The Albertine Translation Fund & Prizes was launched this year as a new and enhanced version of the prestigious French Voices Awards. Recognizing the quality of both the original work and the translation, a committee of independent professional experts (academics, translators, and publishers) selects winners that epitomize the many facets of a vibrant French literary scene.
In total, the Albertine Translation committee selected 22 works for 2022 that reflect the diversity and richness of French publishing, including fiction, essays, poetry, comics, and children’s books. Each will receive grants from the Albertine Translation Fund, providing $2,000 for publication costs and covering half of the cost of translation, up to $5,000. See the full selection here.
Among the selected grantees, the committee chooses two titles to name prize winners, one in fiction and one in non-fiction. Both The Woman and the Falcon and Empires Beneath the Earth are based on exceptional original texts, were translated with uncommon mastery, and contain subject matter that would have a particularly strong resonance in the American literary landscape.
About The Winners
Note: English titles are provisional, pending publication.
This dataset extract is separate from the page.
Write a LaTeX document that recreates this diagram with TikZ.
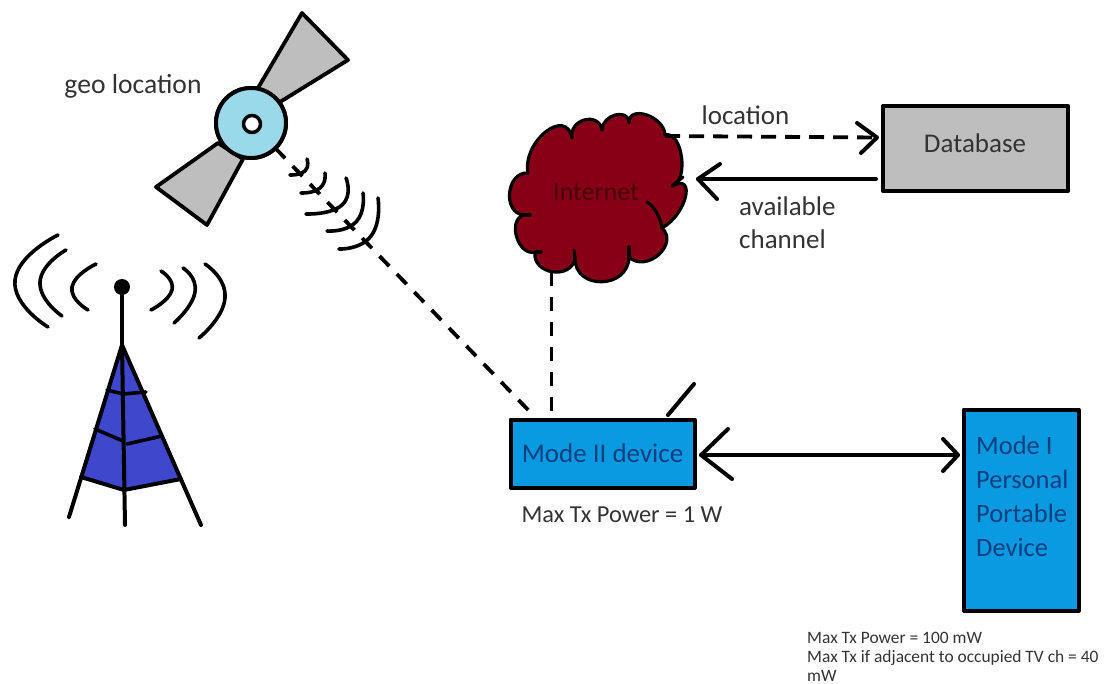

La femme et l’oiseau / The Woman and the Falcon by Isabelle Sorente, translated by Heather Green (JC Lattes / seeking American publisher)
When Vina is expelled from high school for threatening a classmate, her mother Elisabeth takes refuge with her at her great-uncle’s house in Alsace. Soon, Vina is fascinated by this man, who communicates with birds and seems to read people’s thoughts. Thomas acquired these gifts during the war, when he was captured, at seventeen, and forced into the malgré-nous (or “despite ourselves”), a group of soldiers from Eastern France who were forcibly conscripted into the German Wehrmacht. Though haunted by his time in the war, and in Tambov, a Russian prison camp, Thomas forges a bond with Vina through their shared, intense connection with the natural world.
Isabelle Sorente is the author of nine novels, three essay collections, and two plays. She writes as a columnist for France Inter and Philosophie Magazine. Sorente has worked, over two decades and across genres, in a philosophical mode, exploring cruelty in the forms of animal farming, the persecution of witches, and racism, to name a few, and the ways we, as humans, might move away from violence and toward compassion, freedom, and even joy. Surprisingly, none of Sorente’s books have yet appeared in English.
Heather Green is the author of No Other Rome (2021) and the translator of Tristan Tzara’s Noontimes Won (2018). Her poetry and translations have appeared in AGNI, Asymptote, the New Yorker, and Ploughshares. Green currently serves as a reviewer for the Poetry Foundation’s Harriet Books, a jury member for the NBCC’s Barrios Prize for a book in translation, and an Assistant Professor at George Mason University.